Bones that Remember the Sea
At first glance, the bone fragments from Fais Island looked like the detritus of a meal long finished: pale vertebrae, the faint curvature of spines, each one a whisper from a vanished ocean world. But within those bones, hidden in the resilient coils of collagen, scientists found a memory—a molecular record of what Pacific islanders caught, ate, and depended upon for nearly two millennia.
In a recent study published in the Journal of Archaeological Science,1 Clara Boulanger of University College London and her colleagues Rintaro Ono, Michiko Intoh, and Michael Buckley used a technique called Zooarchaeology by Mass Spectrometry (ZooMS) to analyze these ancient remains from the small Micronesian island of Fais. The method allowed them to chemically identify species from collagen—the fibrous protein that can survive in bone long after DNA has faded.

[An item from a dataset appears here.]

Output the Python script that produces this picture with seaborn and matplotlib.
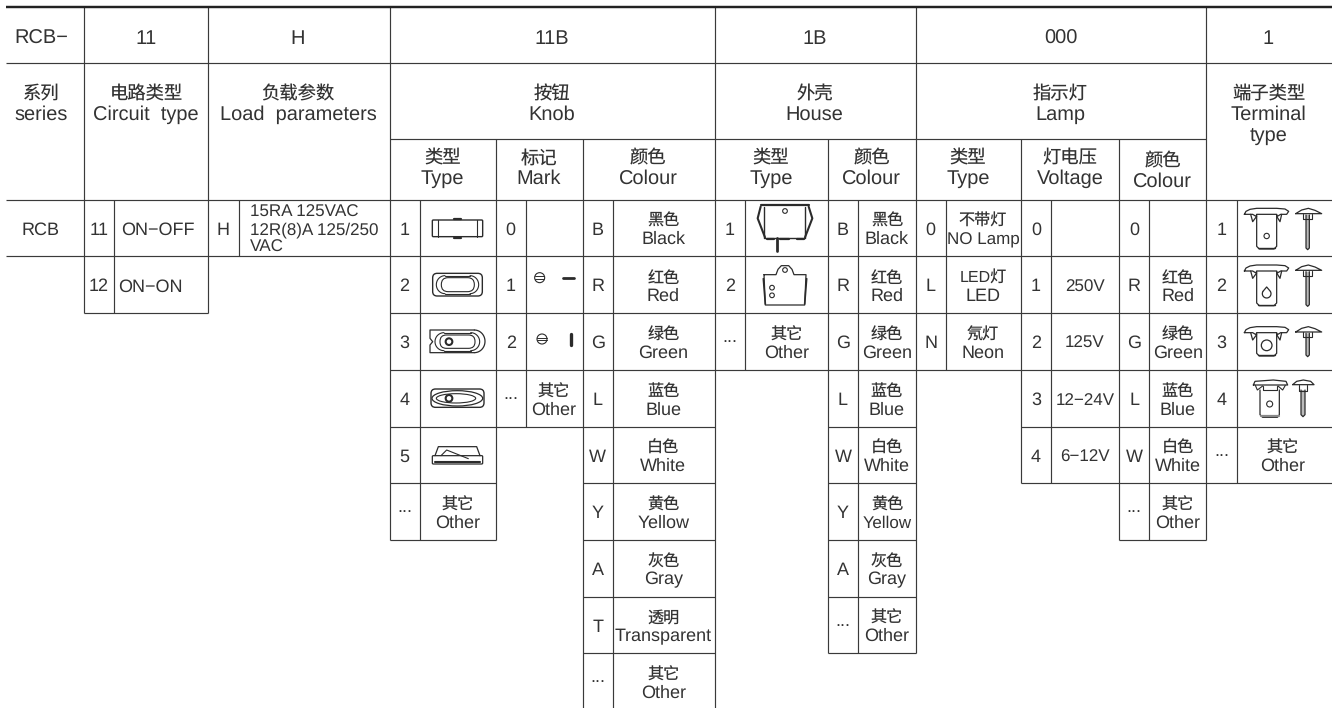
import matplotlib
matplotlib.use("Agg")
import matplotlib.pyplot as plt
from matplotlib.patches import Circle, Ellipse, FancyBboxPatch, Polygon
import numpy as np
import seaborn as sns

# ---------- table content ----------
top_codes = ["RCB−", "11", "H", "11B", "1B", "000", "1"]
head_cn = ["系列", "电路类型", "负载参数", "按钮", "外壳", "指示灯"]
head_en = ["series", "Circuit  type", "Load  parameters", "Knob", "House", "Lamp"]
terminal_head = ["端子类型", "Terminal", "type"]
sub_cn = ["类型", "标记", "颜色", "类型", "颜色", "类型", "灯电压", "颜色"]
sub_en = ["Type", "Mark", "Colour", "Type", "Colour", "Type", "Voltage", "Colour"]

series_label = "RCB"
circuit_codes = ["11", "12"]
circuit_names = ["ON−OFF", "ON−ON"]
load_code = "H"
load_lines = ["15RA 125VAC", "12R(8)A 125/250", "VAC"]

knob_type_codes = ["1", "2", "3", "4", "5", "..."]
mark_codes = ["0", "1", "2", "..."]
knob_colour_codes = ["B", "R", "G", "L", "W", "Y", "A", "T", "..."]
knob_colour_cn = ["黑色", "红色", "绿色", "蓝色", "白色", "黄色", "灰色", "透明", "其它"]
knob_colour_en = ["Black", "Red", "Green", "Blue", "White", "Yellow", "Gray", "Transparent", "Other"]
house_type_codes = ["1", "2", "..."]
house_colour_codes = ["B", "R", "G", "L", "W", "Y", "A", "..."]
house_colour_cn = ["黑色", "红色", "绿色", "蓝色", "白色", "黄色", "灰色", "其它"]
house_colour_en = ["Black", "Red", "Green", "Blue", "White", "Yellow", "Gray", "Other"]
lamp_type_codes = ["0", "L", "N"]
lamp_type_cn = ["不带灯", "LED灯", "氖灯"]
lamp_type_en = ["NO Lamp", "LED", "Neon"]
voltage_codes = ["0", "1", "2", "3", "4"]
voltage_names = ["", "250V", "125V", "12−24V", "6−12V"]
lamp_colour_codes = ["0", "R", "G", "L", "W", "..."]
lamp_colour_cn = ["", "红色", "绿色", "蓝色", "白色", "其它"]
lamp_colour_en = ["", "Red", "Green", "Blue", "White", "Other"]
terminal_codes = ["1", "2", "3", "4", "..."]
other_cn, other_en = "其它", "Other"

# ---------- layout (pixels) ----------
ROWS = [199.7, 256.4, 313.3, 370, 426.7, 483.3, 540, 596.7, 653.3, 710]
MID = [(a + b) / 2 for a, b in zip(ROWS, ROWS[1:])]
LINE = "#3a3a3a"
INK = "#333333"
ICON = "#2b2b2b"
HEAD_SIZE = 14.4
CELL_SIZE = 12.8

sns.set_theme(style="white")
plt.rcParams["font.family"] = ["Liberation Sans", "Noto Sans CJK SC", "DejaVu Sans"]
plt.rcParams["text.hinting"] = "no_hinting"
plt.rcParams["text.hinting_factor"] = 1

fig = plt.figure(figsize=(13.32, 7.08), dpi=100)
ax = fig.add_axes([0, 0, 1, 1])
ax.set_xlim(0, 1332)
ax.set_ylim(708, 0)
sns.despine(ax=ax, left=True, bottom=True)
ax.axis("off")

# ---------- rules ----------
h_rules = [
    (63.3, 6, 1332), (139.3, 389.5, 1206.3), (199.7, 6, 1332), (256.4, 6, 1332),
    (313.3, 84, 208), (313.3, 389.5, 1332), (370, 389.5, 1332),
    (426.7, 389.5, 714.7), (426.7, 828, 915.7), (426.7, 1021, 1332),
    (483.3, 389.5, 496), (483.3, 582.6, 714.7), (483.3, 828, 915.7), (483.3, 1021, 1332),
    (540, 389.5, 496), (540, 582.6, 714.7), (540, 828, 915.7), (540, 1119.3, 1206.3),
    (596.7, 582.6, 714.7), (596.7, 828, 915.7),
    (653.3, 582.6, 714.7), (653.3, 828, 915.7),
]
v_rules = [
    (84, 7, 313.3), (114.3, 199.7, 313.3), (208, 7, 313.3), (238.7, 199.7, 256.4),
    (389.5, 7, 540), (419.7, 199.7, 540), (496, 139.3, 540), (525.7, 199.7, 426.7),
    (582.6, 139.3, 708), (612.7, 199.7, 708), (714.7, 7, 708), (745, 199.7, 370),
    (828, 139.3, 653.3), (858.3, 199.7, 653.3), (915.7, 7, 653.3), (945.7, 199.7, 370),
    (1021, 139.3, 483.3), (1051, 199.7, 483.3), (1119.3, 139.3, 540), (1149.3, 199.7, 540),
    (1206.3, 7, 540), (1236.7, 199.7, 483.3),
]
for y, a, b in h_rules:
    ax.plot([a, b], [y, y], color=LINE, lw=0.85, solid_capstyle="butt")
for x, a, b in v_rules:
    ax.plot([x, x], [a, b], color=LINE, lw=0.85, solid_capstyle="butt")
ax.plot([6, 1332], [6.8, 6.8], color="#222222", lw=1.75, solid_capstyle="butt")

# ---------- text helpers ----------
def put(x, y, s, size=CELL_SIZE, ha="center"):
    if s:
        ax.text(x, y, s, fontsize=size, color=INK, ha=ha, va="baseline")

def code(x, row, s):
    if s == "...":
        put(x, MID[row] + 0.5, s)
    else:
        put(x, MID[row] + 6.6, s)

def pair(x, row, cn, en, en_size=CELL_SIZE):
    put(x, MID[row] - 2, cn, size=11.6)
    put(x, MID[row] + 16, en, size=en_size)

# top row
for x, s in zip([41, 146, 298, 552, 815, 1060.5, 1268.5], top_codes):
    put(x, 43.8, s, size=HEAD_SIZE)

# header row
for x, cn, en in zip([41, 146, 298, 552, 814.5, 1060.5], head_cn, head_en):
    put(x, 99.5, cn, size=13.2)
    put(x, 120, en, size=HEAD_SIZE)
put(1268.5, 99.5, terminal_head[0], size=13.2)
put(1268.5, 120, terminal_head[1], size=HEAD_SIZE)
put(1268.5, 142, terminal_head[2], size=HEAD_SIZE)

# sub header row
sub_x = [442.5, 539, 648.3, 771, 871.5, 968, 1070, 1162.5]
for i, (x, cn, en) in enumerate(zip(sub_x, sub_cn, sub_en)):
    dy = 3 if i == 7 else 0
    put(x, 163.5 + dy, cn, size=13.2)
    put(x, 184 + dy, en, size=HEAD_SIZE)

# left block
put(41, MID[0] + 6.6, series_label)
put(99, MID[0] + 6.6, circuit_codes[0])
put(99, MID[1] + 6.6, circuit_codes[1])
put(157.5, MID[0] + 6.6, circuit_names[0])
put(150.5, MID[1] + 6.6, circuit_names[1])
put(222.7, MID[0] + 6.6, load_code)
for dy, s in zip([-11.5, 6.4, 24], load_lines):
    put(250, MID[0] + dy, s, size=12.6, ha="left")

# code columns
for x, codes in [(404.6, knob_type_codes), (510.8, mark_codes), (597.6, knob_colour_codes),
                 (729.8, house_type_codes), (843, house_colour_codes), (930.7, lamp_type_codes),
                 (1036, voltage_codes), (1134.3, lamp_colour_codes), (1221.5, terminal_codes)]:
    for r, s in enumerate(codes):
        code(x, r, s)

# label columns
for r, (c, e) in enumerate(zip(knob_colour_cn, knob_colour_en)):
    pair(663.4, r, c, e)
for r, (c, e) in enumerate(zip(house_colour_cn, house_colour_en)):
    pair(887, r, c, e, en_size=12.3 if e == "Yellow" else CELL_SIZE)
for r, (c, e) in enumerate(zip(lamp_type_cn, lamp_type_en)):
    pair(983, r, c, e, en_size=11.9 if e == "NO Lamp" else CELL_SIZE)
for r, (c, e) in enumerate(zip(lamp_colour_cn, lamp_colour_en)):
    pair(1177.8, r, c, e)
for r, s in enumerate(voltage_names):
    put(1085, MID[r] + 6.6, s, size=12.4)
pair(457.8, 5, other_cn, other_en)
pair(554, 3, other_cn, other_en)
pair(786.5, 2, other_cn, other_en)
pair(1282.5, 4, other_cn, other_en)

# ---------- line-art icons, sketched in a 3x local grid ----------
def mapper(ox, oy):
    return lambda x, y: (ox + x / 3, oy + y / 3)

def pl(m, pts, lw=0.8, close=False, color=ICON, fill=None, z=5):
    xy = [m(*p) for p in pts]
    if close:
        xy.append(xy[0])
    if fill:
        ax.add_patch(Polygon(xy, closed=True, fc=fill, ec="none", zorder=z - 1))
    ax.plot(*zip(*xy), color=color, lw=lw, solid_capstyle="round", solid_joinstyle="round", zorder=z)

def arc(m, cx, cy, rx, ry, t0, t1, lw=0.8):
    t = np.radians(np.linspace(t0, t1, 30))
    pl(m, list(zip(cx + rx * np.cos(t), cy + ry * np.sin(t))), lw)

def circ(m, x, y, r, lw=0.8, fc="white"):
    ax.add_patch(Circle(m(x, y), r / 3, fc=fc, ec=ICON, lw=lw, zorder=4))

def ell(m, x, y, w, h, lw=0.8):
    ax.add_patch(Ellipse(m(x, y), w / 3, h / 3, fc="none", ec=ICON, lw=lw, zorder=3))

def rbox(m, x0, y0, x1, y1, rad, lw=0.8):
    a = m(x0, y0)
    b = m(x1, y1)
    ax.add_patch(FancyBboxPatch((a[0] + rad, a[1] + rad), b[0] - a[0] - 2 * rad, b[1] - a[1] - 2 * rad,
                                boxstyle=f"round,pad={rad}", fc="none", ec=ICON, lw=lw, zorder=3))

K = mapper(380, 190)
# knob 1
rbox(K, 157, 90, 308, 140, 1.0, 1.0)
pl(K, [(175, 90), (175, 140)])
pl(K, [(292, 90), (292, 140)])
pl(K, [(222, 88), (243, 88)], 1.6)
pl(K, [(222, 143), (243, 143)], 1.6)
# knob 2
rbox(K, 158, 250, 307, 318, 4.5, 1.0)
arc(K, 195, 284, 26, 27, 90, 270, 0.8)
arc(K, 270, 284, 26, 27, -90, 90, 0.8)
pl(K, [(195, 257), (270, 257)])
pl(K, [(195, 311), (270, 311)])
rbox(K, 184, 263, 283, 305, 6.8, 0.8)
# knob 3
pl(K, [(283, 420), (150, 420), (150, 445), (158, 455), (150, 465), (150, 488), (283, 488)], 0.9)
arc(K, 283, 454, 32, 34, -90, 90, 0.9)
arc(K, 192, 455, 27, 27, 90, 270, 0.8)
arc(K, 272, 455, 27, 27, -90, 90, 0.8)
pl(K, [(192, 428), (272, 428)])
pl(K, [(192, 482), (272, 482)])
rbox(K, 180, 435, 285, 475, 6.4, 0.8)
circ(K, 207, 455, 10, 1.5)
# knob 4
rbox(K, 153, 597, 312, 652, 4.5, 1.0)
ell(K, 232, 625, 152, 46, 0.9)
ell(K, 228, 625, 118, 28, 0.8)
circ(K, 207, 625, 10, 1.5)
# knob 5
pl(K, [(165, 797), (175, 770), (290, 770), (300, 797)], 0.9)
rbox(K, 157, 797, 308, 822, 1.0, 0.9)
pl(K, [(165, 815), (300, 815)], 1.5)
pl(K, [(183, 797), (200, 780), (265, 806)], 0.8)

# mark icons
for x, y in [(479, 263), (486, 447)]:
    circ(K, x, y, 15, 0.8)
    pl(K, [(x - 14, y - 4), (x + 14, y - 4)], 0.7)
    pl(K, [(x - 14, y + 4), (x + 14, y + 4)], 0.7)
pl(K, [(549, 263), (581, 263)], 2.0)
pl(K, [(572, 432), (572, 464)], 2.4)

H = mapper(710, 190)
# house 1
pl(H, [(152, 45), (296, 45)], 1.6)
pl(H, [(163, 50), (163, 145), (285, 145), (285, 50)], 1.0)
pl(H, [(152, 50), (143, 85), (165, 142)], 1.5)
pl(H, [(296, 50), (307, 85), (285, 142)], 1.5)
pl(H, [(172, 147), (192, 147)], 1.6)
pl(H, [(210, 147), (236, 147)], 1.6)
pl(H, [(262, 147), (282, 147)], 1.6)
pl(H, [(201, 145), (201, 183)], 2.0)
circ(H, 225, 63, 7, 0.8)
# house 2
pl(H, [(162, 254), (198, 254), (204, 238), (214, 227), (236, 227), (246, 238), (252, 254),
       (288, 254), (284, 345), (166, 345)], 0.9, close=True)
pl(H, [(160, 266), (166, 342)], 1.2)
pl(H, [(290, 266), (284, 342)], 1.2)
circ(H, 225, 240, 7, 0.8)
circ(H, 186, 293, 7, 0.8)
circ(H, 186, 316, 7, 0.8)

T = mapper(1040, 190)
def terminal(y0, length, hole):
    """y0: cap top in local grid."""
    cap = [(613, y0 + 18), (618, y0 + 9), (630, y0 + 3), (650, y0), (710, y0), (735, y0 + 2), (746, y0 + 9),
           (740, y0 + 18), (722, y0 + 18), (712, y0 + 24), (710, y0 + 18), (650, y0 + 18),
           (648, y0 + 24), (638, y0 + 18)]
    pl(T, cap, 0.9, close=True)
    pl(T, [(632, y0 + 18), (638, y0 + 40), (650, y0 + 24)], 0.9)
    pl(T, [(725, y0 + 18), (720, y0 + 40), (710, y0 + 24)], 0.9)
    pl(T, [(650, y0 + 20), (650, y0 + length - 8), (658, y0 + length), (702, y0 + length),
           (710, y0 + length - 8), (710, y0 + 20)], 0.9)
    pl(T, [(655, y0 + length - 2), (705, y0 + length - 2)], 1.0)
    hy = y0 + length * 0.68
    if hole == "round":
        circ(T, 680, hy, 8, 0.8)
    elif hole == "drop":
        arc(T, 680, hy + 3, 13, 13, -30, 210, 0.9)
        pl(T, [(669, hy - 4), (680, hy - 17), (691, hy - 4)], 0.9)
    else:
        circ(T, 680, y0 + length - 32, 16, 0.9)
    # side view
    pl(T, [(767, y0 + 16), (785, y0 + 5), (805, y0), (825, y0 + 6), (845, y0 + 16), (767, y0 + 16)], 0.9)
    pl(T, [(788, y0 + 17), (788, y0 + 32), (816, y0 + 32), (816, y0 + 17)], 0.8)
    pl(T, [(798, y0 + 20), (798, y0 + length - 3), (803, y0 + length + 2), (808, y0 + length - 3),
           (808, y0 + 20)], 0.9, fill="#bbbbbb")

terminal(55, 122, "round")
terminal(225, 122, "drop")
terminal(410, 88, "big")

# terminal 4
pl(T, [(640, 585), (645, 574), (700, 570), (738, 574), (743, 585), (640, 585)], 0.9)
pl(T, [(646, 586), (652, 600), (668, 588)], 0.8)
pl(T, [(736, 586), (728, 600), (714, 588)], 0.8)
pl(T, [(668, 588), (668, 600), (712, 600), (712, 588)], 0.8)
pl(T, [(660, 600), (660, 674), (668, 682), (712, 682), (718, 674), (718, 600)], 0.9, fill="white")
pl(T, [(662, 678), (716, 678)], 1.6, color="#888888")
circ(T, 689, 642, 9, 0.8)
pl(T, [(758, 584), (770, 574), (790, 570), (812, 574), (822, 584), (758, 584)], 0.9)
pl(T, [(776, 586), (776, 602), (802, 602), (802, 586)], 0.8)
pl(T, [(783, 600), (783, 674), (789, 680), (795, 674), (795, 600)], 0.9, fill="#bbbbbb")

fig.savefig("out.png", dpi=100)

Their analysis paints a vivid picture: the prehistoric inhabitants of Fais were not merely coastal fishers casting nets over reefs. They were skilled mariners capable of venturing into the open ocean, targeting some of the fastest, most elusive predators in the sea—tunas and sharks.
“Collagen acts like a fingerprint left by evolution,” explains Dr. Marisa Tano, a biomolecular archaeologist at the University of Queensland. “When the shapes of bones fail to tell species apart, collagen’s molecular code still remembers.”